Source data>

+ + +

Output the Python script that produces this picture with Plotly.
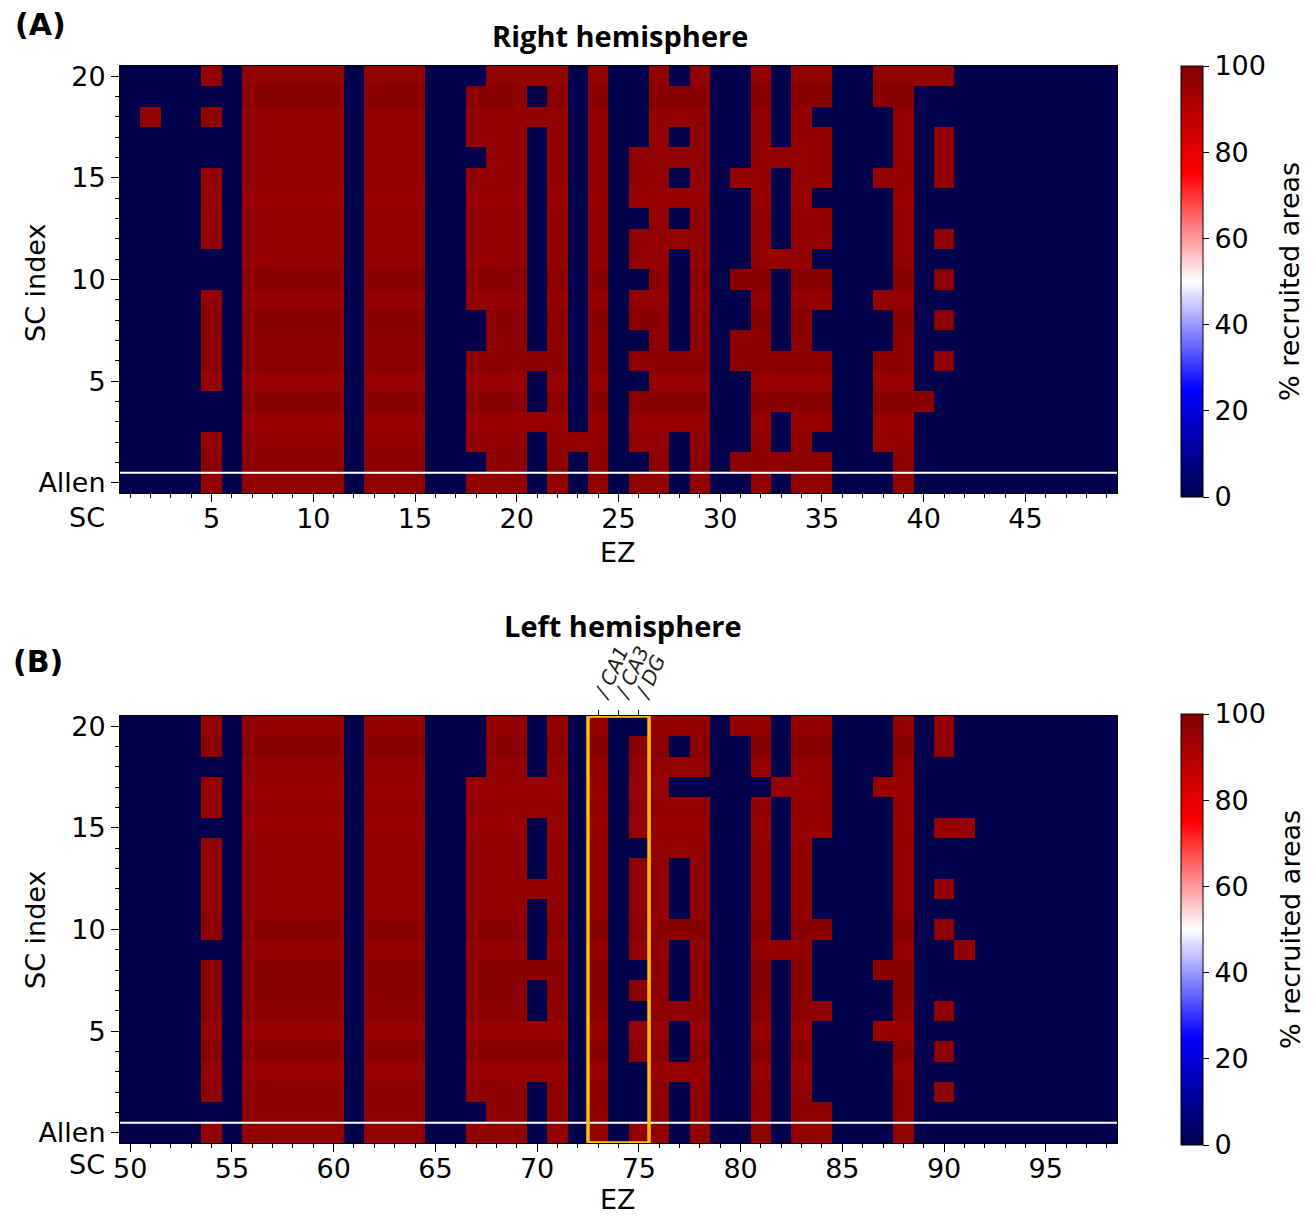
import numpy as np
import plotly.graph_objects as go

W, H = 1316, 1216

# ---------------- data ----------------
ROWS = list(range(21))            # 0 = Allen, 1..20 = SC index
EZ_A = list(range(1, 50))         # right hemisphere EZ indices
EZ_B = list(range(50, 99))        # left hemisphere EZ indices
ALL = list(range(21))


def all_but(*rows):
    return [r for r in ALL if r not in rows]


# rows (SC index) in which each EZ column is recruited (red); missing = 0 %
RED_A = {
    2: [18],
    5: [0, 1, 2, 5, 6, 7, 8, 9, 12, 13, 14, 15, 18, 20],
    7: ALL, 8: ALL, 9: ALL, 10: ALL, 11: ALL,
    13: ALL, 14: ALL, 15: ALL,
    18: all_but(1, 7, 8, 16, 20),
    19: ALL, 20: ALL,
    21: [3, 6, 18, 20],
    22: ALL,
    23: [2],
    24: ALL,
    26: [0, 2, 3, 4, 6, 8, 9, 11, 12, 14, 15, 16],
    27: ALL,
    28: [3, 4, 5, 6, 12, 14, 16, 18, 19],
    29: ALL,
    31: [1, 6, 7, 10, 15],
    32: ALL,
    33: [1, 4, 5, 6, 11, 16],
    34: ALL,
    35: all_but(2, 7, 8, 11, 14, 18),
    38: [2, 3, 4, 5, 6, 9, 15, 19, 20],
    39: ALL,
    40: [4, 20],
    41: [6, 8, 10, 12, 15, 16, 17, 20],
}

RED_B = {
    54: all_but(1, 9, 15, 18),
    56: ALL, 57: ALL, 58: ALL, 59: ALL, 60: ALL,
    62: ALL, 63: ALL, 64: ALL,
    67: all_but(1, 18, 19, 20),
    68: ALL, 69: ALL,
    70: [3, 4, 5, 8, 12, 16, 17],
    71: ALL,
    73: ALL,
    75: all_but(1, 2, 3, 6, 8, 14, 20),
    76: ALL,
    77: [3, 6, 10, 14, 15, 16, 18, 20],
    78: all_but(17),
    80: [20],
    81: all_but(17),
    82: [9, 17],
    83: ALL,
    84: [0, 1, 6, 10, 15, 16, 17, 18, 19, 20],
    87: [5, 8, 17],
    88: ALL,
    90: [2, 4, 6, 10, 12, 15, 19, 20],
    91: [9, 15],
}

# % recruited value of the red cells, per row (0..20), read from shading
SHADE_A = [96.5, 97.5, 96.5, 95.5, 98, 95.5, 97.5, 97.5, 98, 96, 98,
           96.5, 96.5, 96.5, 95.5, 96.5, 96.5, 96.5, 96.5, 98, 96.5]
SHADE_B = [96.5, 97.5, 97, 95.5, 98, 95.5, 97.5, 98, 98, 96.5, 98,
           96.5, 96.5, 96.5, 96.5, 95.5, 96.5, 95.5, 96.5, 98, 96.5]

CBAR_TICKS = [0, 20, 40, 60, 80, 100]
HIPPO_EZ = [73, 74, 75]
HIPPO_LABELS = ["/ CA1", "/ CA3", "/ DG"]

SEISMIC = [[0.0, "rgb(0,0,77)"], [0.25, "rgb(0,0,255)"], [0.5, "rgb(255,255,255)"],
           [0.75, "rgb(255,0,0)"], [1.0, "rgb(128,0,0)"]]


def build(ez, red, shade):
    z = np.zeros((len(ROWS), len(ez)))
    for j, e in enumerate(ez):
        for r in red.get(e, []):
            z[r, j] = shade[r]
    return z


zA = build(EZ_A, RED_A, SHADE_A)
zB = build(EZ_B, RED_B, SHADE_B)

FONT = "DejaVu Sans"
TF = dict(family=FONT, size=27, color="black")

# screen-pixel -> paper fraction (the page places the figure 8 px in from the corner)
OX, OY = 8.0, 8.0


def px_x(p):
    return (p - OX) / W


def px_y(p):
    return 1 - (p - OY) / H


def cbar(top, bottom):
    return dict(
        x=px_x(1181), xanchor="left", y=px_y((top + bottom) / 2), yanchor="middle",
        len=(bottom - top) / H, lenmode="fraction", thickness=22, thicknessmode="pixels",
        xpad=0, ypad=0, outlinecolor="black", outlinewidth=1,
        tickmode="array", tickvals=CBAR_TICKS, ticks="outside", ticklen=6,
        tickcolor="black", tickfont=TF,
    )


fig = go.Figure()
fig.add_trace(go.Heatmap(x=EZ_A, y=ROWS, z=zA, colorscale=SEISMIC, zmin=0, zmax=100,
                         xaxis="x", yaxis="y", colorbar=cbar(66, 497)))
fig.add_trace(go.Heatmap(x=EZ_B, y=ROWS, z=zB, colorscale=SEISMIC, zmin=0, zmax=100,
                         xaxis="x2", yaxis="y2", colorbar=cbar(714, 1145)))
# invisible trace to hold the top (hippocampus) axis
fig.add_trace(go.Scatter(x=HIPPO_EZ, y=[10, 10, 10], xaxis="x3", yaxis="y2", mode="markers",
                         marker=dict(opacity=0), hoverinfo="skip", showlegend=False))

dom_x = [px_x(120), px_x(1117)]
minor = dict(ticks="outside", ticklen=4, tickcolor="black", dtick=1, tick0=0, showgrid=False)
common = dict(showline=True, linecolor="black", linewidth=1, mirror=True, ticks="outside",
              ticklen=8, tickcolor="black", tickfont=TF, showgrid=False, zeroline=False,
              minor=minor)

fig.update_layout(
    width=W, height=H, margin=dict(l=0, r=0, t=0, b=0, autoexpand=False),
    paper_bgcolor="white", plot_bgcolor="white", font=dict(family=FONT, color="black"),
    showlegend=False,
    xaxis=dict(domain=dom_x, anchor="y", range=[0.5, 49.5], tickmode="linear", tick0=0, dtick=5,
               ticklabelstandoff=-6, **common),
    yaxis=dict(domain=[px_y(493), px_y(66)], anchor="x", range=[-0.5, 20.5], tickmode="linear",
               tick0=0, dtick=5, labelalias={"0": "Allen"}, **common),
    xaxis2=dict(domain=dom_x, anchor="y2", range=[49.5, 98.5], tickmode="linear", tick0=0, dtick=5,
                ticklabelstandoff=-6, **common),
    yaxis2=dict(domain=[px_y(1143), px_y(716)], anchor="x2", range=[-0.5, 20.5], tickmode="linear",
                tick0=0, dtick=5, labelalias={"0": "Allen"}, **common),
    xaxis3=dict(overlaying="x2", side="top", anchor="y2", range=[49.5, 98.5], tickmode="array",
                tickvals=HIPPO_EZ, ticktext=["<i>%s</i>" % t for t in HIPPO_LABELS], tickangle=-66,
                ticks="outside", ticklen=5, tickcolor="black", showgrid=False, zeroline=False,
                showline=False, ticklabelstandoff=-3,
                tickfont=dict(family=FONT, size=20, color="#222")),
)

# white separator between Allen and SC rows, orange hippocampus box
fig.add_shape(type="line", xref="x", yref="y", x0=0.5, x1=49.5, y0=0.5, y1=0.5,
              line=dict(color="white", width=2))
fig.add_shape(type="line", xref="x2", yref="y2", x0=49.5, x1=98.5, y0=0.5, y1=0.5,
              line=dict(color="white", width=2))
fig.add_shape(type="rect", xref="x2", yref="y2", x0=72.5, x1=75.5, y0=-0.5, y1=20.5,
              line=dict(color="rgb(255,190,0)", width=3.5))

ann = [
    dict(text="<b>(A)</b>", x=px_x(40), y=px_y(24), font=dict(family=FONT, size=30)),
    dict(text="<b>(B)</b>", x=px_x(38), y=px_y(661), font=dict(family=FONT, size=30)),
    dict(text="<b>Right hemisphere</b>", x=px_x(620), y=px_y(36), font=dict(family="Open Sans", size=29)),
    dict(text="<b>Left hemisphere</b>", x=px_x(623), y=px_y(625), font=dict(family="Open Sans", size=29)),
    dict(text="EZ", x=px_x(618), y=px_y(552), font=TF),
    dict(text="EZ", x=px_x(618), y=px_y(1199), font=TF),
    dict(text="SC index", x=px_x(35), y=px_y(283), textangle=-90, font=TF),
    dict(text="SC index", x=px_x(35), y=px_y(930), textangle=-90, font=TF),
    dict(text="SC", x=px_x(87), y=px_y(517), font=TF),
    dict(text="SC", x=px_x(87), y=px_y(1164), font=TF),
    dict(text="% recruited areas", x=px_x(1290), y=px_y(282), textangle=-90, font=TF),
    dict(text="% recruited areas", x=px_x(1290), y=px_y(930), textangle=-90, font=TF),
]
for a in ann:
    fig.add_annotation(xref="paper", yref="paper", xanchor="center", yanchor="middle",
                       showarrow=False, **a)

fig.write_html("out.html")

+ + +

Requirements>
Quote, exactly and only, the lines from the first line of the data above through the line containing "return [r for r in ALL if r not in rows]". The pictures do not belong in it.

Full solution>
Output the Python script that produces this picture with Plotly.
import numpy as np
import plotly.graph_objects as go

W, H = 1316, 1216

# ---------------- data ----------------
ROWS = list(range(21))            # 0 = Allen, 1..20 = SC index
EZ_A = list(range(1, 50))         # right hemisphere EZ indices
EZ_B = list(range(50, 99))        # left hemisphere EZ indices
ALL = list(range(21))


def all_but(*rows):
    return [r for r in ALL if r not in rows]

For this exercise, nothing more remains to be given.